This is a truly incredible book. The well documented research would indicate that many hours have been spent in preparing and writing it. I think every literate believer should read it, especially those who are Scottish.
It’s a detailed reference to God’s work of revival in that land as the result of the revival in Northern Ireland in 1859. My heart’s cry is that a similar book would be produced about the 1859 Revival’s impact in the other three countries of our great nation.
The first chapter wrestles with the academic debate as to the impact of the 1859 Ulster Revival on Scotland. The second reviews the genesis of revival in the United States which spread to Ulster.

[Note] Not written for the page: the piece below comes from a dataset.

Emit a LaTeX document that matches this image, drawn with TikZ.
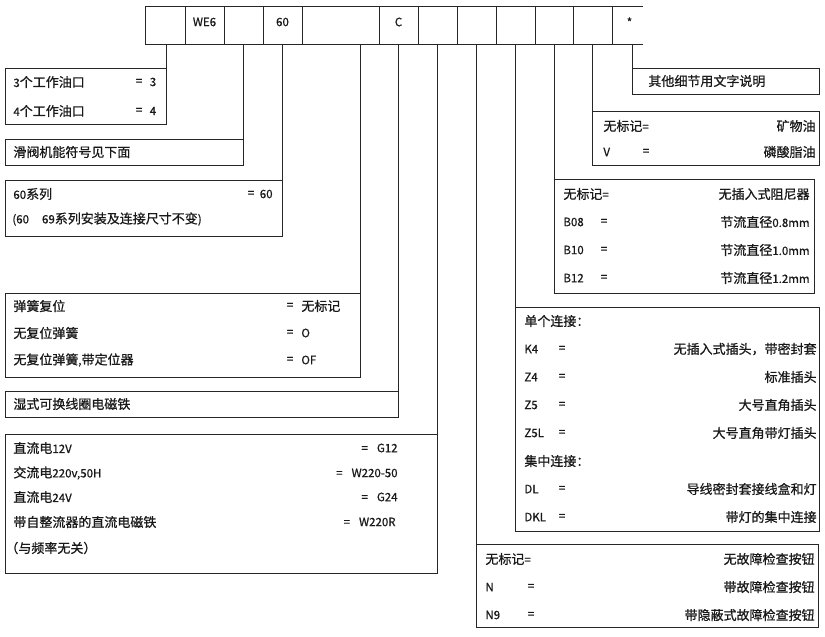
\documentclass[tikz,border=0pt]{standalone}
\usepackage{fontspec}
\setmainfont{Noto Sans CJK SC}[FakeBold=0.7]
\newcommand\latn[1]{{\fontsize{11.5}{13}\selectfont #1}}
\begin{document}
\begin{tikzpicture}[x=1pt,y=-1pt, line width=0.8pt, draw=black!85,
  cell/.style={draw, rectangle, inner sep=0, outer sep=0, minimum height=38pt, anchor=north west},
  box/.style={draw, rectangle, inner sep=0, outer sep=0, anchor=north west},
  t/.style={inner sep=0, font=\fontsize{13}{15}\selectfont, text=black!90}]
\fill[white] (0,0) rectangle (825,637);
\useasboundingbox (0,0) rectangle (825,637);
% top code row
\node[cell, minimum width=40pt] (c1) at (145,6) {};
\node[cell, minimum width=39pt] (c2) at (185,6) {};
\node[cell, minimum width=39pt] (c3) at (224,6) {};
\node[cell, minimum width=39pt] (c4) at (263,6) {};
\node[cell, minimum width=77pt] (c5) at (302,6) {};
\node[cell, minimum width=39pt] (c6) at (379,6) {};
\node[cell, minimum width=39pt] (c7) at (418,6) {};
\node[cell, minimum width=39pt] (c8) at (457,6) {};
\node[cell, minimum width=39pt] (c9) at (496,6) {};
\node[cell, minimum width=38pt] (c10) at (535,6) {};
\node[cell, minimum width=39pt] (c11) at (573,6) {};
\node[cell, draw=none, minimum width=31pt] (c12) at (612,6) {};
\draw (c12.north west) -- (c12.north east) (c12.south west) -- (c12.south east);
\node[t] at ([yshift=3pt]c2.center) {\latn{WE6}};
\node[t] at ([yshift=3pt]c4.center) {\latn{60}};
\node[t] at ([yshift=3pt]c6.center) {\latn{C}};
\node[t] at ([yshift=3pt,xshift=2pt]c12.center) {\latn{*}};
% left boxes
\node[box, minimum width=161pt, minimum height=56pt] (A) at (5,68) {};
\node[box, minimum width=238pt, minimum height=26pt] (B) at (5,139) {};
\node[box, minimum width=277pt, minimum height=56pt] (C) at (5,180) {};
\node[box, minimum width=355pt, minimum height=84pt] (D) at (5,293) {};
\node[box, minimum width=393pt, minimum height=26pt] (E) at (5,391) {};
\node[box, minimum width=432pt, minimum height=139pt] (F) at (5,434) {};
% right boxes
\node[box, minimum width=187pt, minimum height=26pt] (G) at (632,68) {};
\node[box, minimum width=227pt, minimum height=54pt] (H) at (592,111) {};
\node[box, minimum width=260pt, minimum height=114pt] (I) at (554,179) {};
\node[box, minimum width=304pt, minimum height=224pt] (J) at (515,307) {};
\node[box, minimum width=342pt, minimum height=83pt] (K) at (476,544) {};
% connectors
\draw (A.north east) -- (A.north east |- c1.south);
\draw (B.north east) -- (B.north east |- c3.south);
\draw (C.north east) -- (C.north east |- c4.south);
\draw (D.north east) -- (D.north east |- c5.south);
\draw (E.north east) -- (E.north east |- c6.south);
\draw (F.north east) -- (F.north east |- c7.south);
\draw (K.north west) -- (K.north west |- c8.south);
\draw (J.north west) -- (J.north west |- c9.south);
\draw (I.north west) -- (I.north west |- c10.south);
\draw (H.north west) -- (H.north west |- c11.south);
\draw (G.north west) -- (G.north west |- c12.south);
% box A
\node[t, anchor=west] at (13,82) {\latn{3}个工作油口};
\node[t] at (139,82) {\latn{=}};
\node[t] at (153,82) {\latn{3}};
\node[t, anchor=west] at (13,111) {\latn{4}个工作油口};
\node[t] at (139,111) {\latn{=}};
\node[t] at (153,111) {\latn{4}};
% box B
\node[t, anchor=west] at (13,152) {滑阀机能符号见下面};
% box C
\node[t, anchor=west] at (13,194) {\latn{60}系列};
\node[t] at (251,194) {\latn{=}};
\node[t, anchor=east] at (273,194) {\latn{60}};
\node[t, anchor=west] at (12,219) {\latn{(60}\hspace{13pt}\latn{69}系列安装及连接尺寸不变\latn{)}};
% box D
\node[t, anchor=west] at (13,306) {弹簧复位};
\node[t] at (290,306) {\latn{=}};
\node[t, anchor=west] at (301,306) {无标记};
\node[t, anchor=west] at (13,333) {无复位弹簧};
\node[t] at (290,333) {\latn{=}};
\node[t, anchor=west] at (301,333) {\latn{O}};
\node[t, anchor=west] at (13,360) {无复位弹簧\latn{,}带定位器};
\node[t] at (290,360) {\latn{=}};
\node[t, anchor=west] at (301,360) {\latn{OF}};
% box E
\node[t, anchor=west] at (13,404) {湿式可换线圈电磁铁};
% box F
\node[t, anchor=west] at (13,448) {直流电\latn{12V}};
\node[t, anchor=east] at (398,448) {\latn{=\hspace{9pt}G12}};
\node[t, anchor=west] at (13,473) {交流电\latn{220v,50H}};
\node[t, anchor=east] at (398,473) {\latn{=\hspace{9pt}W220-50}};
\node[t, anchor=west] at (13,497) {直流电\latn{24V}};
\node[t, anchor=east] at (398,497) {\latn{=\hspace{9pt}G24}};
\node[t, anchor=west] at (13,522) {带自整流器的直流电磁铁};
\node[t, anchor=east] at (396,522) {\latn{=\hspace{9pt}W220R}};
\node[t, anchor=west] at (5,548) {（与频率无关）};
% box G
\node[t, anchor=west] at (648,81) {其他细节用文字说明};
% box H
\node[t, anchor=west] at (603,126) {无标记\latn{=}};
\node[t, anchor=east] at (816,126) {矿物油};
\node[t, anchor=west] at (603,152) {\latn{V}};
\node[t] at (646,152) {\latn{=}};
\node[t, anchor=east] at (816,152) {磷酸脂油};
% box I
\node[t, anchor=west] at (563,194) {无标记\latn{=}};
\node[t, anchor=east] at (810,194) {无插入式阻尼器};
\node[t, anchor=west] at (563,222) {\latn{B08}};
\node[t] at (604,222) {\latn{=}};
\node[t, anchor=east] at (810,222) {节流直径\latn{0.8mm}};
\node[t, anchor=west] at (563,250) {\latn{B10}};
\node[t] at (604,250) {\latn{=}};
\node[t, anchor=east] at (810,250) {节流直径\latn{1.0mm}};
\node[t, anchor=west] at (563,278) {\latn{B12}};
\node[t] at (604,278) {\latn{=}};
\node[t, anchor=east] at (810,278) {节流直径\latn{1.2mm}};
% box J
\node[t, anchor=west] at (524,321) {单个连接：};
\node[t, anchor=west] at (524,349) {\latn{K4}};
\node[t] at (562,349) {\latn{=}};
\node[t, anchor=east] at (817,349) {无插入式插头，带密封套};
\node[t, anchor=west] at (524,377) {\latn{Z4}};
\node[t] at (562,377) {\latn{=}};
\node[t, anchor=east] at (817,377) {标准插头};
\node[t, anchor=west] at (524,405) {\latn{Z5}};
\node[t] at (562,405) {\latn{=}};
\node[t, anchor=east] at (817,405) {大号直角插头};
\node[t, anchor=west] at (524,433) {\latn{Z5L}};
\node[t] at (562,433) {\latn{=}};
\node[t, anchor=east] at (817,433) {大号直角带灯插头};
\node[t, anchor=west] at (524,461) {集中连接：};
\node[t, anchor=west] at (524,489) {\latn{DL}};
\node[t] at (562,489) {\latn{=}};
\node[t, anchor=east] at (817,489) {导线密封套接线盒和灯};
\node[t, anchor=west] at (524,517) {\latn{DKL}};
\node[t] at (562,517) {\latn{=}};
\node[t, anchor=east] at (817,517) {带灯的集中连接};
% box K
\node[t, anchor=west] at (485,559) {无标记\latn{=}};
\node[t, anchor=east] at (815,559) {无故障检查按钮};
\node[t, anchor=west] at (485,587) {\latn{N}};
\node[t] at (531,587) {\latn{=}};
\node[t, anchor=east] at (815,587) {带故障检查按钮};
\node[t, anchor=west] at (485,615) {\latn{N9}};
\node[t] at (531,615) {\latn{=}};
\node[t, anchor=east] at (815,615) {带隐蔽式故障检查按钮};
\end{tikzpicture}
\end{document}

Chapter three covers the initiatory movements and preachers, like Brownlow North and Hay McDowell Grant, before chapter four introduces the reader to the breakout of revival in Glasgow in 1859. Page after page follows, with incredible details of the Lord at work across the West of Scotland, naming churches, towns and communities, before spreading throughout the country (there is a seven page index of places at the end of the book).
There is an appraisal of the movement, assessing three differing revival traditions which manifested themselves. It concludes that ‘the revival of 1859-60 was very widespread, constituting the most extensive evangelical revival in Scotland’s history’ (p.385). The book then goes on to record what it calls ‘revival afterwaves’ from 1866 into the 1870s, before turning attention to the Moody revival of 1873-75 and beyond.
Finally, an insight into the kind of information stored in this grand volume. At Carrubbers Close, Edinburgh, ‘it was October 14 that, suddenly, “the shower came on” and an extraordinary… work of grace commenced. Nightly meetings were held for upwards of six months and people flocked to them in droves. New premises had to be rented to accommodate the increasing number of classes and enterprises’ (p.162).
May the Lord be pleased to shake his church again before he returns in glory.